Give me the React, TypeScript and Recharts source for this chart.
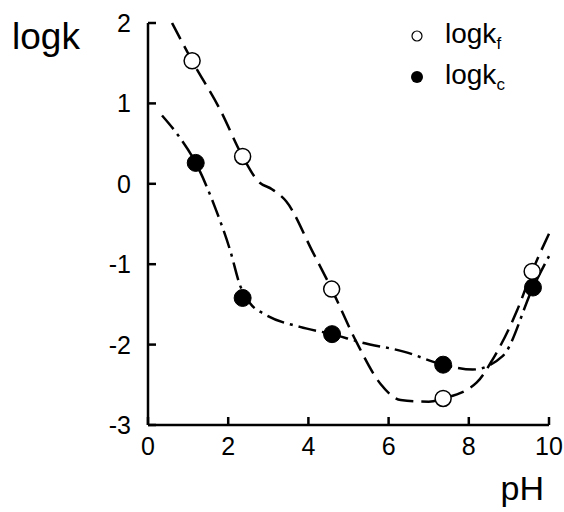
import React from 'react';
import { ComposedChart, Line, Scatter, XAxis, YAxis, Legend } from 'recharts';

const pHTicks = [0, 2, 4, 6, 8, 10];
const logkTicks = [-3, -2, -1, 0, 1, 2];

const pHf = [1.1, 2.36, 4.58, 7.36, 9.58];
const logkf = [1.53, 0.34, -1.31, -2.67, -1.09];
const pHc = [1.19, 2.36, 4.59, 7.36, 9.6];
const logkc = [0.26, -1.42, -1.87, -2.25, -1.29];

const curveFx = [0.6, 1.1, 1.8, 2.36, 2.75, 3.1, 3.45, 4.1, 4.58, 5.2, 5.8, 6.3, 7.0, 7.36, 8.2, 8.6, 9.2, 9.58, 10.0];
const curveFy = [2.0, 1.53, 0.92, 0.34, 0.03, -0.07, -0.22, -0.84, -1.31, -1.97, -2.49, -2.69, -2.71, -2.67, -2.47, -2.18, -1.58, -1.09, -0.62];
const curveCx = [0.35, 0.8, 1.19, 1.7, 2.05, 2.3, 2.55, 2.9, 3.79, 4.59, 5.3, 6.4, 7.36, 8.1, 8.85, 9.6, 10.0];
const curveCy = [0.85, 0.57, 0.26, -0.33, -0.83, -1.27, -1.49, -1.62, -1.78, -1.87, -1.97, -2.09, -2.25, -2.31, -2.14, -1.29, -0.9];

const fPoints = pHf.map((x, i) => ({ x, y: logkf[i] }));
const cPoints = pHc.map((x, i) => ({ x, y: logkc[i] }));
const fCurve = curveFx.map((x, i) => ({ x, y: curveFy[i] }));
const cCurve = curveCx.map((x, i) => ({ x, y: curveCy[i] }));

const FONT = '"Liberation Sans", Arial, sans-serif';
const X_MARGIN = 12;
const Y_MARGIN = 17;
const TICK_LEN = 8;

const OpenDot = (p: any) => <circle cx={p.cx} cy={p.cy} r={8} fill="#fff" stroke="#000" strokeWidth={1.5} />;
const FilledDot = (p: any) => <circle cx={p.cx} cy={p.cy} r={8.5} fill="#000" stroke="#000" strokeWidth={1} />;

const XTick = (p: any) => {
  const axisY = p.y - X_MARGIN;
  return (
    <g>
      <line x1={p.x} x2={p.x} y1={axisY} y2={axisY - TICK_LEN} stroke="#000" strokeWidth={2.5} />
      <text x={p.x} y={p.y} dy="0.72em" textAnchor="middle" fontSize={25} fontFamily={FONT} fill="#000">
        {p.payload.value}
      </text>
    </g>
  );
};

const YTick = (p: any) => {
  const axisX = p.x + Y_MARGIN;
  return (
    <g>
      <line x1={axisX} x2={axisX + TICK_LEN} y1={p.y} y2={p.y} stroke="#000" strokeWidth={2.5} />
      <text x={p.x} y={p.y} dy="0.36em" textAnchor="end" fontSize={25} fontFamily={FONT} fill="#000">
        {p.payload.value}
      </text>
    </g>
  );
};

const YLabel = (props: any) => {
  const vb = props.viewBox || { x: 0, y: 0 };
  return (
    <text x={vb.x + 12} y={vb.y + 26} fontSize={37} fontFamily={FONT} fill="#000">logk</text>
  );
};

const XLabel = (props: any) => {
  const vb = props.viewBox || { x: 0, y: 0, width: 0 };
  return (
    <text x={vb.x + vb.width - 5} y={vb.y + 75} textAnchor="end" fontSize={34} fontFamily={FONT} fill="#000">pH</text>
  );
};

const LegendContent = () => (
  <svg width={140} height={90} style={{ display: 'block' }}>
    <circle cx={17} cy={21} r={5} fill="#fff" stroke="#000" strokeWidth={1.2} />
    <text x={45} y={28} fontSize={28} fontFamily={FONT} fill="#000">
      logk<tspan fontSize={17} dy={6}>f</tspan>
    </text>
    <circle cx={17} cy={62} r={6} fill="#000" />
    <text x={45} y={69} fontSize={28} fontFamily={FONT} fill="#000">
      logk<tspan fontSize={17} dy={6}>c</tspan>
    </text>
  </svg>
);

export default function App() {
  return (
    <div style={{ position: 'absolute', left: 0, top: 0, width: 564, height: 512, background: '#fff' }}>
      <ComposedChart width={564} height={512} margin={{ top: 23, right: 15, bottom: 0, left: 0 }}>
        <XAxis
          type="number"
          dataKey="x"
          domain={[0, 10]}
          ticks={pHTicks}
          height={87}
          tickSize={0}
          tickMargin={X_MARGIN}
          axisLine={{ stroke: '#000', strokeWidth: 2.5 }}
          tickLine={false}
          tick={<XTick />}
          label={<XLabel />}
        />
        <YAxis
          type="number"
          dataKey="y"
          domain={[-3, 2]}
          ticks={logkTicks}
          width={148}
          tickSize={0}
          tickMargin={Y_MARGIN}
          axisLine={{ stroke: '#000', strokeWidth: 2.5 }}
          tickLine={false}
          tick={<YTick />}
          label={<YLabel />}
        />
        <Legend
          layout="horizontal"
          verticalAlign="middle"
          align="center"
          content={<LegendContent />}
          wrapperStyle={{ position: 'absolute', left: 400, top: 15, width: 140, height: 90 }}
        />
        <Line data={fCurve} dataKey="y" type="monotone" stroke="#000" strokeWidth={2.5} strokeDasharray="18 8" dot={false} activeDot={false} isAnimationActive={false} legendType="none" />
        <Line data={cCurve} dataKey="y" type="monotone" stroke="#000" strokeWidth={2.5} strokeDasharray="18 6 3 6" dot={false} activeDot={false} isAnimationActive={false} legendType="none" />
        <Scatter data={fPoints} dataKey="y" shape={OpenDot} isAnimationActive={false} />
        <Scatter data={cPoints} dataKey="y" shape={FilledDot} isAnimationActive={false} />
      </ComposedChart>
    </div>
  );
}
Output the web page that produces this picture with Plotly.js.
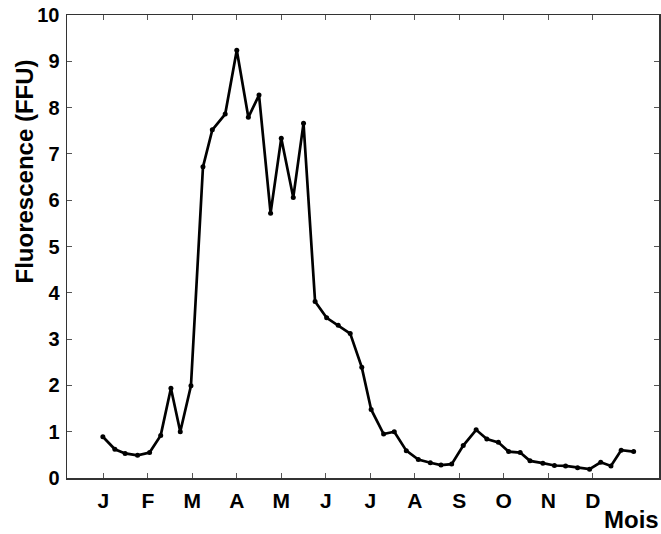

PROBLEM DESCRIPTION:
Omit the pictures and output all of the other material exactly.

REPLY TO THE TASK:
Give me the React, TypeScript and Recharts source for this chart.
import React from 'react';
import { ComposedChart, Line, Scatter, XAxis, YAxis, Legend } from 'recharts';

const pHTicks = [0, 2, 4, 6, 8, 10];
const logkTicks = [-3, -2, -1, 0, 1, 2];

const pHf = [1.1, 2.36, 4.58, 7.36, 9.58];
const logkf = [1.53, 0.34, -1.31, -2.67, -1.09];
const pHc = [1.19, 2.36, 4.59, 7.36, 9.6];
const logkc = [0.26, -1.42, -1.87, -2.25, -1.29];

const curveFx = [0.6, 1.1, 1.8, 2.36, 2.75, 3.1, 3.45, 4.1, 4.58, 5.2, 5.8, 6.3, 7.0, 7.36, 8.2, 8.6, 9.2, 9.58, 10.0];
const curveFy = [2.0, 1.53, 0.92, 0.34, 0.03, -0.07, -0.22, -0.84, -1.31, -1.97, -2.49, -2.69, -2.71, -2.67, -2.47, -2.18, -1.58, -1.09, -0.62];
const curveCx = [0.35, 0.8, 1.19, 1.7, 2.05, 2.3, 2.55, 2.9, 3.79, 4.59, 5.3, 6.4, 7.36, 8.1, 8.85, 9.6, 10.0];
const curveCy = [0.85, 0.57, 0.26, -0.33, -0.83, -1.27, -1.49, -1.62, -1.78, -1.87, -1.97, -2.09, -2.25, -2.31, -2.14, -1.29, -0.9];

const fPoints = pHf.map((x, i) => ({ x, y: logkf[i] }));
const cPoints = pHc.map((x, i) => ({ x, y: logkc[i] }));
const fCurve = curveFx.map((x, i) => ({ x, y: curveFy[i] }));
const cCurve = curveCx.map((x, i) => ({ x, y: curveCy[i] }));

const FONT = '"Liberation Sans", Arial, sans-serif';
const X_MARGIN = 12;
const Y_MARGIN = 17;
const TICK_LEN = 8;

const OpenDot = (p: any) => <circle cx={p.cx} cy={p.cy} r={8} fill="#fff" stroke="#000" strokeWidth={1.5} />;
const FilledDot = (p: any) => <circle cx={p.cx} cy={p.cy} r={8.5} fill="#000" stroke="#000" strokeWidth={1} />;

const XTick = (p: any) => {
  const axisY = p.y - X_MARGIN;
  return (
    <g>
      <line x1={p.x} x2={p.x} y1={axisY} y2={axisY - TICK_LEN} stroke="#000" strokeWidth={2.5} />
      <text x={p.x} y={p.y} dy="0.72em" textAnchor="middle" fontSize={25} fontFamily={FONT} fill="#000">
        {p.payload.value}
      </text>
    </g>
  );
};

const YTick = (p: any) => {
  const axisX = p.x + Y_MARGIN;
  return (
    <g>
      <line x1={axisX} x2={axisX + TICK_LEN} y1={p.y} y2={p.y} stroke="#000" strokeWidth={2.5} />
      <text x={p.x} y={p.y} dy="0.36em" textAnchor="end" fontSize={25} fontFamily={FONT} fill="#000">
        {p.payload.value}
      </text>
    </g>
  );
};

const YLabel = (props: any) => {
  const vb = props.viewBox || { x: 0, y: 0 };
  return (
    <text x={vb.x + 12} y={vb.y + 26} fontSize={37} fontFamily={FONT} fill="#000">logk</text>
  );
};

const XLabel = (props: any) => {
  const vb = props.viewBox || { x: 0, y: 0, width: 0 };
  return (
    <text x={vb.x + vb.width - 5} y={vb.y + 75} textAnchor="end" fontSize={34} fontFamily={FONT} fill="#000">pH</text>
  );
};

const LegendContent = () => (
  <svg width={140} height={90} style={{ display: 'block' }}>
    <circle cx={17} cy={21} r={5} fill="#fff" stroke="#000" strokeWidth={1.2} />
    <text x={45} y={28} fontSize={28} fontFamily={FONT} fill="#000">
      logk<tspan fontSize={17} dy={6}>f</tspan>
    </text>
    <circle cx={17} cy={62} r={6} fill="#000" />
    <text x={45} y={69} fontSize={28} fontFamily={FONT} fill="#000">
      logk<tspan fontSize={17} dy={6}>c</tspan>
    </text>
  </svg>
);

export default function App() {
  return (
    <div style={{ position: 'absolute', left: 0, top: 0, width: 564, height: 512, background: '#fff' }}>
      <ComposedChart width={564} height={512} margin={{ top: 23, right: 15, bottom: 0, left: 0 }}>
        <XAxis
          type="number"
          dataKey="x"
          domain={[0, 10]}
          ticks={pHTicks}
          height={87}
          tickSize={0}
          tickMargin={X_MARGIN}
          axisLine={{ stroke: '#000', strokeWidth: 2.5 }}
          tickLine={false}
          tick={<XTick />}
          label={<XLabel />}
        />
        <YAxis
          type="number"
          dataKey="y"
          domain={[-3, 2]}
          ticks={logkTicks}
          width={148}
          tickSize={0}
          tickMargin={Y_MARGIN}
          axisLine={{ stroke: '#000', strokeWidth: 2.5 }}
          tickLine={false}
          tick={<YTick />}
          label={<YLabel />}
        />
        <Legend
          layout="horizontal"
          verticalAlign="middle"
          align="center"
          content={<LegendContent />}
          wrapperStyle={{ position: 'absolute', left: 400, top: 15, width: 140, height: 90 }}
        />
        <Line data={fCurve} dataKey="y" type="monotone" stroke="#000" strokeWidth={2.5} strokeDasharray="18 8" dot={false} activeDot={false} isAnimationActive={false} legendType="none" />
        <Line data={cCurve} dataKey="y" type="monotone" stroke="#000" strokeWidth={2.5} strokeDasharray="18 6 3 6" dot={false} activeDot={false} isAnimationActive={false} legendType="none" />
        <Scatter data={fPoints} dataKey="y" shape={OpenDot} isAnimationActive={false} />
        <Scatter data={cPoints} dataKey="y" shape={FilledDot} isAnimationActive={false} />
      </ComposedChart>
    </div>
  );
}
Output the web page that produces this picture with Plotly.js.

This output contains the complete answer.